Refuser ce type d'action serait dénier au consommateur tout droit d'émettre son désaccord face à des procédures qu'il estime abusives, tout droit d'attirer l'attention d'autorités administratives, voire d'ester en justice pour faire respecter ses droits et par voie de conséquence ceux des autres consommateurs non avertis. Ces clients sourcilleux sont à l'origine parfois de l'assainissement de certaines pratiques commerciales abusives ou équivoques, de modifications de clauses contractuelles, de nouvelles réglementations

[minute page 6] C'est pourquoi il ne paraît pas inéquitable de rejeter la demande de la société ASUS fondée sur l'article 700 du NCPC.
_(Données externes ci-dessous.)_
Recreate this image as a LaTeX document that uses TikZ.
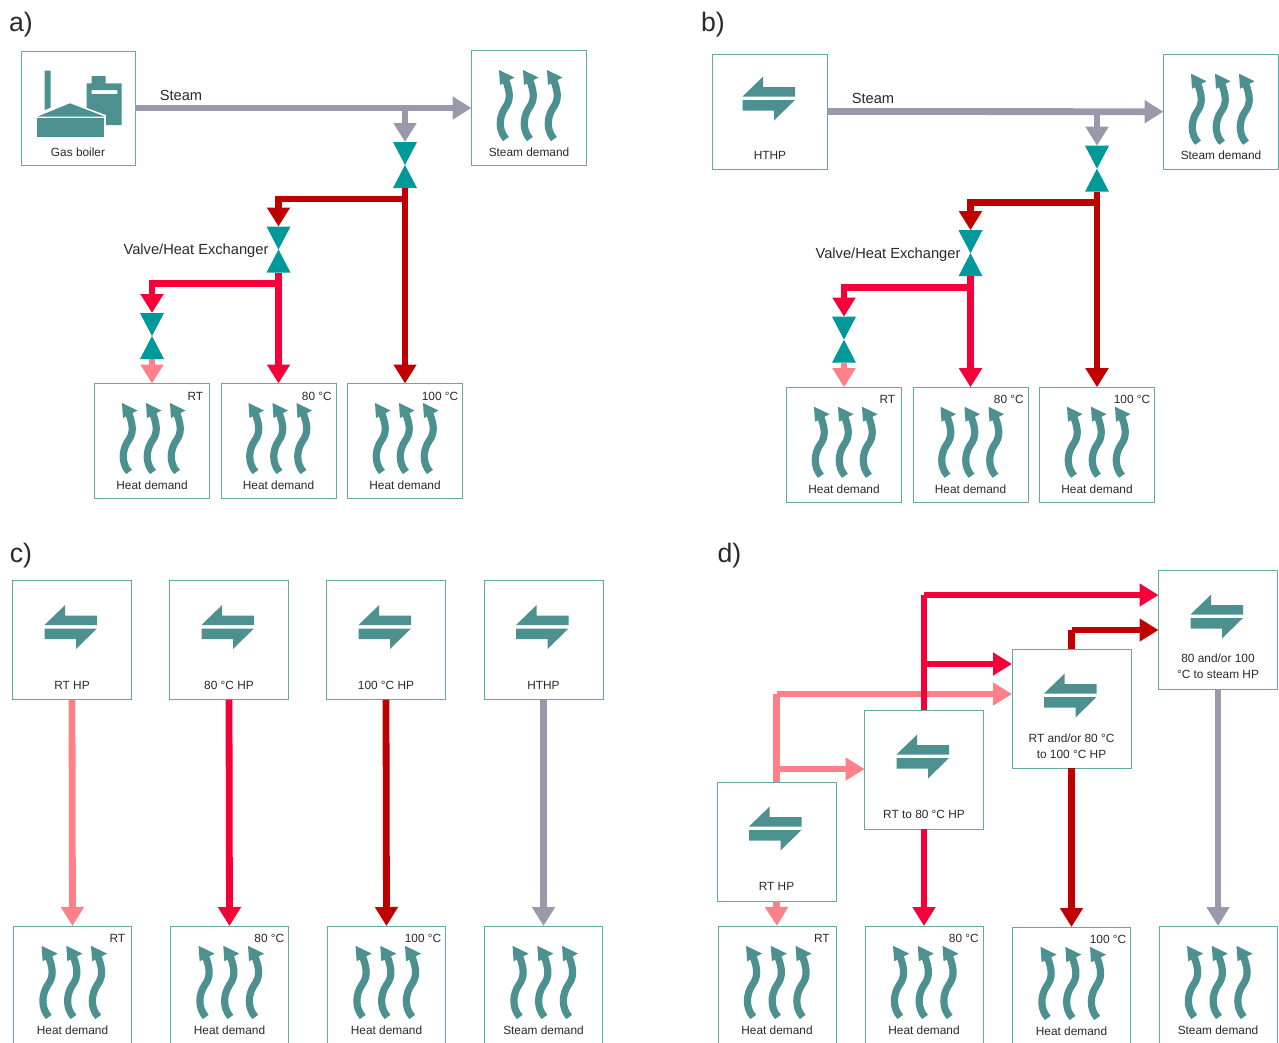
\documentclass[tikz,border=0pt]{standalone}
\usepackage{fontspec}
\setmainfont{Liberation Sans}
\usetikzlibrary{arrows.meta}
\definecolor{boxc}{HTML}{62AAA6}
\definecolor{iconc}{HTML}{4C9090}
\definecolor{valvec}{HTML}{009999}
\definecolor{grayc}{HTML}{9A99AC}
\definecolor{dredc}{HTML}{C00000}
\definecolor{redc}{HTML}{F50039}
\definecolor{pinkc}{HTML}{FF8088}
\definecolor{txtc}{HTML}{2A2A2A}
\tikzset{
  flowline/.style={line width=5.1pt,line join=miter,-{Triangle[length=14.25pt,width=16.5pt]}},
  stemline/.style={line width=5.1pt,line join=miter},
  bxstyle/.style={draw=boxc,line width=.65pt,fill=white,inner sep=0pt,outer sep=0pt},
  lblstyle/.style={font=\fontsize{8.9}{12}\selectfont,text=txtc,align=center,inner sep=0pt},
  bigstyle/.style={font=\fontsize{11}{13}\selectfont,text=txtc,inner sep=0pt},
  panelstyle/.style={font=\fontsize{20}{24}\selectfont,text=txtc,inner sep=0pt},
  valvestyle/.style={inner sep=0pt,outer sep=0pt,minimum width=18pt,minimum height=34.5pt}
}
% box: name, cx, cy, w, h
\newcommand{\bx}[5]{\node[bxstyle,minimum width=#4*.75pt,minimum height=#5*.75pt] (#1) at (#2,#3) {};}
% label inside box: name, dy, text
\newcommand{\lab}[3]{\node[lblstyle,shift={(0,#2)}] (#1-l) at (#1.center) {#3};}
% temperature label
\newcommand{\tmp}[2]{\node[lblstyle,anchor=east,shift={(-4,12.5)}] (#1-t) at (#1.north east) {#2};}
% heat pump icon
\newcommand{\hpi}[1]{\begin{scope}[shift={(#1.center)}]
  \fill[iconc] (-27.5,-15)--(-6.8,-35)--(-6.8,-24.5)--(25,-24.5)--(25,-15)--cycle;
  \fill[iconc] (-27.5,-11.5)--(25,-11.5)--(4,9)--(4,-1)--(-27.5,-1)--cycle;
\end{scope}}
% waves
\newcommand{\onewave}[1]{\begin{scope}[shift={(#1,0)}]
  \fill[iconc] (0,0)--(15.5,7.5)--(1,15)--cycle;
  \draw[iconc,line width=5.4pt] (7,11) .. controls (11,22) and (12,30) .. (6,38) .. controls (0,47) and (-1,60) .. (7,69);
\end{scope}}
\newcommand{\waves}[2]{\begin{scope}[shift={(#1.center)},scale=#2,shift={(-30,-38)}]
  \onewave{0}\onewave{24}\onewave{48}
\end{scope}}
% valve
\newcommand{\valve}[3]{\node[valvestyle] (#1) at (#2,#3) {};
  \fill[valvec] (#1.north west)--(#1.north east)--(#1.center)--cycle;
  \fill[valvec] (#1.south west)--(#1.south east)--(#1.center)--cycle;}
% panels a and b: prefix, dx, dy
\newcommand{\panelab}[3]{%
  \bx{#1st}{{529+#2}}{{108+#3}}{115}{115}
  \waves{#1st}{1}\lab{#1st}{44}{Steam demand}
  \bx{#1rt}{{152+#2}}{{441+#3}}{115}{115}
  \waves{#1rt}{1}\lab{#1rt}{44.5}{Heat demand}\tmp{#1rt}{RT\hspace{1.5pt}}
  \bx{#1ei}{{278.5+#2}}{{441+#3}}{115}{115}
  \waves{#1ei}{1}\lab{#1ei}{44.5}{Heat demand}\tmp{#1ei}{80 °C}
  \bx{#1hu}{{405+#2}}{{441+#3}}{115}{115}
  \waves{#1hu}{1}\lab{#1hu}{44.5}{Heat demand}\tmp{#1hu}{100 °C}
  \valve{#1va}{{405+#2}}{{165+#3}}
  \valve{#1vb}{{278.5+#2}}{{249.5+#3}}
  \valve{#1vc}{{152+#2}}{{336+#3}}
  \coordinate (#1ja) at ({405+#2},{108+#3});
  \coordinate (#1jb) at ({405+#2},{199+#3});
  \coordinate (#1jc) at ({278.5+#2},{283.5+#3});
  \node[bigstyle] (#1steam) at ({181+#2},{95+#3}) {Steam};
  \node[bigstyle] (#1vhx) at ({196+#2},{251+#3}) {Valve/Heat Exchanger};
  \draw[flowline,grayc] (#1src.east) -- (#1st.west);
  \draw[flowline,grayc] (#1ja) -- (#1va.north);
  \draw[flowline,dredc] (#1va.south) -- (#1hu.north);
  \draw[flowline,dredc] (#1jb) -| (#1vb.north);
  \draw[flowline,redc] (#1vb.south) -- (#1ei.north);
  \draw[flowline,redc] (#1jc) -| (#1vc.north);
  \draw[flowline,pinkc] (#1vc.south) -- (#1rt.north);
}
% lower demand box: name, cx, cy, text, temp
\newcommand{\lowbox}[5]{\bx{#1}{#2}{#3}{118}{118}\waves{#1}{1.03}\lab{#1}{45}{#4}\tmp{#1}{#5}}
\begin{document}
\begin{tikzpicture}[x=.75pt,y=-.75pt]
\clip (0,0) rectangle (1279,1043);
\fill[white] (0,0) rectangle (1279,1043);
% panel labels
\node[panelstyle] (pa) at (21,25) {a)};
\node[panelstyle] (pb) at (713,25) {b)};
\node[panelstyle] (pc) at (21,556) {c)};
\node[panelstyle] (pd) at (729.5,556) {d)};
% panel a source
\bx{asrc}{78}{108}{114}{114}
\lab{asrc}{44}{Gas boiler}
\fill[iconc] (44.7,70.7)--(50.7,70.7)--(50.7,107.6)--(44.7,110)--cycle;
\fill[iconc] (37.3,116.7)--(70,103.3)--(105,116.7)--cycle;
\fill[iconc] (37.3,118.3)--(104,118.3)--(104,137.3)--(37.3,137.3)--cycle;
\fill[iconc,even odd rule] (86.7,83.3)--(91.7,83.3)--(91.7,76)--(105.7,76)--(105.7,83.3)--(121.7,83.3)--(121.7,125)--(106,125)--(106,115)--(86.7,107.8)--cycle
  (91.7,90)--(91.7,94)--(117.3,94)--(117.3,90)--cycle;
\panelab{a}{0}{0}
% panel b source
\bx{bsrc}{770}{111.5}{115}{115}
\hpi{bsrc}
\lab{bsrc}{43.5}{HTHP}
\panelab{b}{692}{3.7}
% panel c
\bx{c1}{72}{640}{119}{119}\hpi{c1}\lab{c1}{45}{RT HP}
\bx{c2}{229}{640}{119}{119}\hpi{c2}\lab{c2}{45}{80 °C HP}
\bx{c3}{386}{640}{119}{119}\hpi{c3}\lab{c3}{45}{100 °C HP}
\bx{c4}{543.5}{640}{119}{119}\hpi{c4}\lab{c4}{45}{HTHP}
\lowbox{e1}{72.5}{985}{Heat demand}{RT\hspace{1.5pt}}
\lowbox{e2}{229.5}{985}{Heat demand}{80 °C}
\lowbox{e3}{386.5}{985}{Heat demand}{100 °C}
\lowbox{e4}{543.5}{985}{Steam demand}{}
\draw[flowline,pinkc] (c1.south) -- (e1.north);
\draw[flowline,redc] (c2.south) -- (e2.north);
\draw[flowline,dredc] (c3.south) -- (e3.north);
\draw[flowline,grayc] (c4.south) -- (e4.north);
% panel d
\bx{d1}{776.5}{841.5}{119}{119}\hpi{d1}\lab{d1}{45}{RT HP}
\bx{d2}{924}{769.5}{119}{119}\hpi{d2}\lab{d2}{45}{RT to 80 °C HP}
\bx{d3}{1071.5}{708.5}{119}{119}\hpi{d3}\lab{d3}{37.5}{RT and/or 80 °C\\to 100 °C HP}
\bx{d4}{1218}{629.5}{119}{119}\hpi{d4}\lab{d4}{36.5}{80 and/or 100\\°C to steam HP}
\lowbox{f1}{777}{985}{Heat demand}{RT\hspace{1.5pt}}
\lowbox{f2}{924}{985}{Heat demand}{80 °C}
\lowbox{f3}{1071.5}{986}{Heat demand}{100 °C}
\lowbox{f4}{1218}{985}{Steam demand}{}
\coordinate (dp1) at (776.5,769);
\coordinate (dp2) at (776.5,694);
\coordinate (dr1) at (924,664);
\coordinate (dr2) at (924,595);
\coordinate (dk1) at (1071.5,630);
\draw[stemline,pinkc] (d1.north) -- (dp2);
\draw[flowline,pinkc] (dp2) -- (d3.west |- dp2);
\draw[flowline,pinkc] (dp1) -- (d2.west |- dp1);
\draw[flowline,pinkc] (d1.south) -- (f1.north);
\draw[stemline,redc] (d2.north -| dr2) -- (dr2);
\draw[flowline,redc] (dr2) -- (d4.west |- dr2);
\draw[flowline,redc] (dr1) -- (d3.west |- dr1);
\draw[flowline,redc] (d2.south) -- (f2.north);
\draw[stemline,dredc] (d3.north -| dk1) -- (dk1);
\draw[flowline,dredc] (dk1) -- (d4.west |- dk1);
\draw[flowline,dredc] (d3.south) -- (f3.north);
\draw[flowline,grayc] (d4.south) -- (f4.north);
\end{tikzpicture}
\end{document}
Par contre il est indéniable que monsieur X., bien que seul à l'audience, a dû exposer divers frais pour obtenir des conseils, tels que cotisation à associations, frais postaux de photocopies, frais de recherches Aussi il y a lieu de lui accorder sur le fondement de l'article 700 du NCPC une somme qu'il paraît équitable de fixer à 150 €.

 

DISPOSITIF (décision proprement dite)                                          (N.B. : mention ne figurant pas sur l’original)

PAR CES MOTIFS :

La juridiction de proximité, statuant publiquement, par jugement contradictoire, et en dernier ressort,

Rejette toutes les demandes de la société ASUS France,

Rejette la demande de monsieur X. concernant le remboursement des autres logiciels,

Dit qu'il n'y a pas lieu de donner acte lorsque cela ne tranche pas le fond du litige,

Dit que monsieur X. doit retourner à ses frais, dès la signification de la présente décision, le logiciel refusé et ses accessoires,

Condamne la société ASUS France à payer à monsieur X. :

- la somme de 80 € en principal, avec intérêts légaux à compter du 20 décembre 2008,

- celle de 150 € sur le fondement de l'article 700 du nouveau code de procédure civile, avec intérêts légaux à compter du 18 mai 2009,

- les entiers dépens,

Ainsi jugé et prononcé les jour, mois et an susdits.